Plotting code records
######

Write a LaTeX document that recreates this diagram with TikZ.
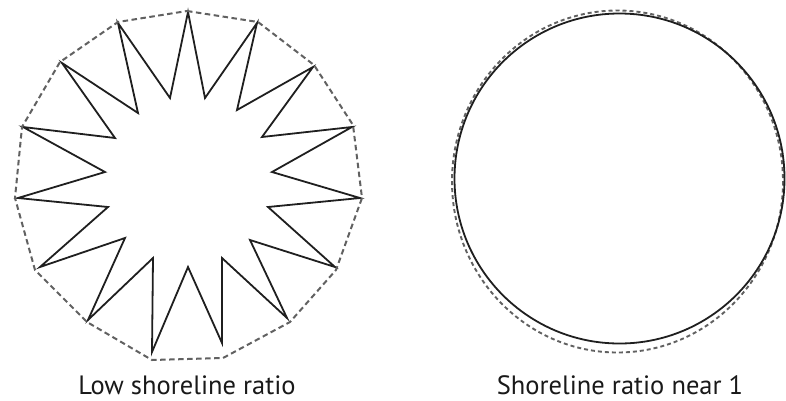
\documentclass[tikz,border=0pt]{standalone}
\usepackage{fontspec}
\setmainfont{PT Sans}
\begin{document}
\begin{tikzpicture}[x=1pt,y=-1pt,
  shore/.style={line width=1.8pt,black!88,line join=miter},
  hull/.style={line width=2pt,black!62,dash pattern=on 5.5pt off 3.5pt},
  hullfine/.style={line width=1.9pt,black!62,dash pattern=on 4pt off 3pt},
  lab/.style={font=\fontsize{26.5}{30}\selectfont,text=black!90,anchor=base,inner sep=0pt}]
\useasboundingbox (0,0) rectangle (786,400);
% irregular star (low shoreline ratio)
\draw[shore] (188,12) -- (205,98) -- (257,23) -- (237,110) -- (313,67) -- (262,137)
  -- (352,127) -- (272,172) -- (360,198) -- (268,207) -- (335,267) -- (250,240)
  -- (287,318) -- (222,258) -- (222,343) -- (188,267) -- (152,352) -- (153,258)
  -- (88,320) -- (125,238) -- (40,267) -- (108,207) -- (18,198) -- (105,172)
  -- (23,127) -- (115,138) -- (62,63) -- (138,113) -- (118,23) -- (170,98) -- cycle;
% dashed hull
\draw[hull] (187,11) -- (258,22) -- (314,65) -- (353,125) -- (362,198) -- (336,270)
  -- (290,322) -- (223,358) -- (152,360) -- (87,322) -- (35,270) -- (15,198)
  -- (22,127) -- (60,62) -- (118,22) -- cycle;
% circle (shoreline ratio near 1)
\draw[hullfine] (617.5,181.5) ellipse (165.5 and 171);
\draw[line width=1.8pt,black!88] (619.5,178.5) circle (165);
% labels
\node[lab] (l1) at (187,394) {Low shoreline ratio};
\node[lab] (l2) at (620,394) {Shoreline ratio near 1};
\end{tikzpicture}
\end{document}
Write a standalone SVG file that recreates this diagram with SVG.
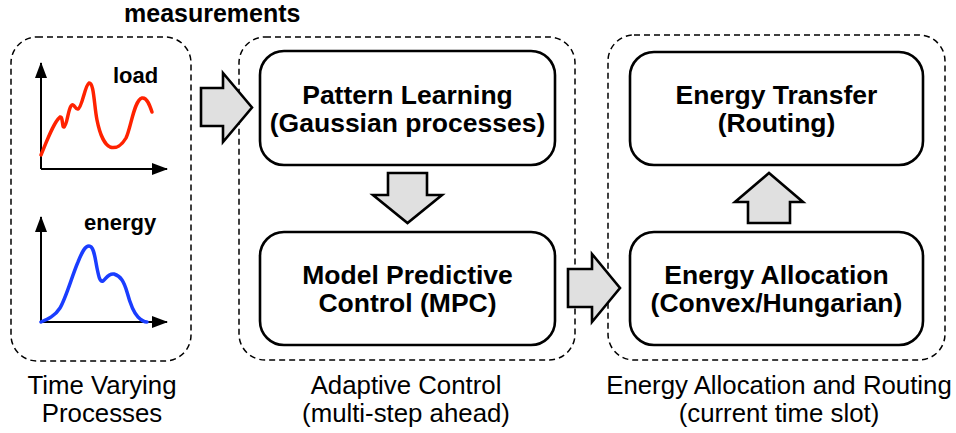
<svg xmlns="http://www.w3.org/2000/svg" width="956" height="433" viewBox="0 0 956 433">
<style>
  .grp{fill:none;stroke:#000;stroke-width:1.5;stroke-dasharray:6,4}
  .node{fill:#fff;stroke:#000;stroke-width:2.6}
  .nt{font-family:"Liberation Sans",Arial,sans-serif;font-weight:bold;font-size:26.5px;fill:#000;text-anchor:middle}
  .cap{font-family:"Liberation Sans",Arial,sans-serif;font-size:25.8px;fill:#000;text-anchor:middle}
  .lbl{font-family:"Liberation Sans",Arial,sans-serif;font-weight:bold;font-size:22px;fill:#000}
  .arr{fill:#e0e0e0;stroke:#000;stroke-width:2.6;stroke-linejoin:miter}
  .axis{stroke:#000;stroke-width:2;fill:none}
</style>
<defs>
  <marker id="axh" viewBox="0 0 16 12" refX="15" refY="6" markerWidth="17" markerHeight="12" markerUnits="userSpaceOnUse" orient="auto">
    <path d="M0,0 L16,6 L0,12 Z" fill="#000"/>
  </marker>
</defs>

<text class="lbl" x="124" y="22" style="font-size:25px">measurements</text>

<g id="time-varying">
  <rect class="grp" x="11" y="37" width="180" height="324" rx="26"/>
  <g id="load-chart">
    <line class="axis" x1="41" y1="169" x2="41" y2="63" marker-end="url(#axh)"/>
    <line class="axis" x1="41" y1="169" x2="167" y2="169" marker-end="url(#axh)"/>
    <path d="M41,155 C48,138 54,122 60,117 C63,116 62,128 64,127 C67,126 68,110 71,106 C74,102 75,110 78,109 C82,108 85,85 89,83 C94,82 94,105 97,120 C100,135 105,145 110,147 C116,149 122,145 126,138 C131,128 134,100 142,98 C147,97 150,106 152,112" fill="none" stroke="#ff2200" stroke-width="3.5" stroke-linecap="round" stroke-linejoin="round"/>
    <text class="lbl" x="113" y="83">load</text>
  </g>
  <g id="energy-chart">
    <line class="axis" x1="41" y1="322" x2="41" y2="217" marker-end="url(#axh)"/>
    <line class="axis" x1="41" y1="322" x2="167" y2="322" marker-end="url(#axh)"/>
    <path d="M41,322 C48,319 55,316 60,308 C66,298 72,276 78,262 C82,252 85,246 89,246 C94,246 95,258 97,268 C99,278 100,282 103,281 C106,279 108,273 114,274 C121,276 124,282 127,292 C130,303 133,312 138,317 C142,321 145,322 147,322" fill="none" stroke="#1a3dff" stroke-width="3.5" stroke-linecap="round" stroke-linejoin="round"/>
    <text class="lbl" x="84" y="230">energy</text>
  </g>
  <text class="cap" x="102" y="394">Time Varying</text>
  <text class="cap" x="102" y="422">Processes</text>
</g>

<g id="adaptive-control">
  <rect class="grp" x="239" y="37" width="336" height="323" rx="26"/>
  <text class="cap" x="406" y="394">Adaptive Control</text>
  <text class="cap" x="406" y="422">(multi-step ahead)</text>
</g>

<g id="pattern-learning">
  <rect class="node" x="260" y="51" width="295" height="114" rx="24"/>
  <text class="nt" x="407.5" y="104">Pattern Learning</text>
  <text class="nt" x="407.5" y="132">(Gaussian processes)</text>
</g>

<g id="mpc">
  <rect class="node" x="260" y="232" width="295" height="113" rx="24"/>
  <text class="nt" x="407.5" y="284">Model Predictive</text>
  <text class="nt" x="407.5" y="312">Control (MPC)</text>
</g>

<g id="allocation-routing">
  <rect class="grp" x="608" y="35" width="337" height="325" rx="26"/>
  <text class="cap" x="779" y="394">Energy Allocation and Routing</text>
  <text class="cap" x="779" y="422">(current time slot)</text>
</g>

<g id="energy-transfer">
  <rect class="node" x="630" y="52" width="293" height="113" rx="24"/>
  <text class="nt" x="776.5" y="104">Energy Transfer</text>
  <text class="nt" x="776.5" y="132">(Routing)</text>
</g>

<g id="energy-allocation">
  <rect class="node" x="630" y="232" width="293" height="113" rx="24"/>
  <text class="nt" x="776.5" y="284">Energy Allocation</text>
  <text class="nt" x="776.5" y="312">(Convex/Hungarian)</text>
</g>

<g id="connectors">
  <path class="arr" d="M201,88 L223,88 L223,73 L252,107.5 L223,142 L223,126 L201,126 Z"/>
  <path class="arr" d="M388,173 L427,173 L427,195 L442,195 L407.5,223 L373,195 L388,195 Z"/>
  <path class="arr" d="M568,269 L592,269 L592,254 L620,288 L592,322 L592,307 L568,307 Z"/>
  <path class="arr" d="M748,223 L790,223 L790,202 L803,202 L769,173 L735,202 L748,202 Z"/>
</g>
</svg>
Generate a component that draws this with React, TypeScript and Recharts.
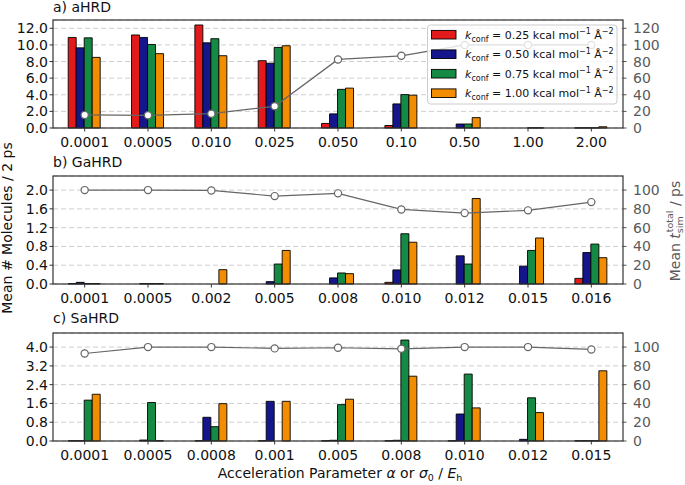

######

Description of the task> Gather every line from the entries above where the word "diagram" appears, and copy them.

Response>
Write a LaTeX document that recreates this diagram with TikZ.
Write a standalone SVG file that recreates this diagram with SVG.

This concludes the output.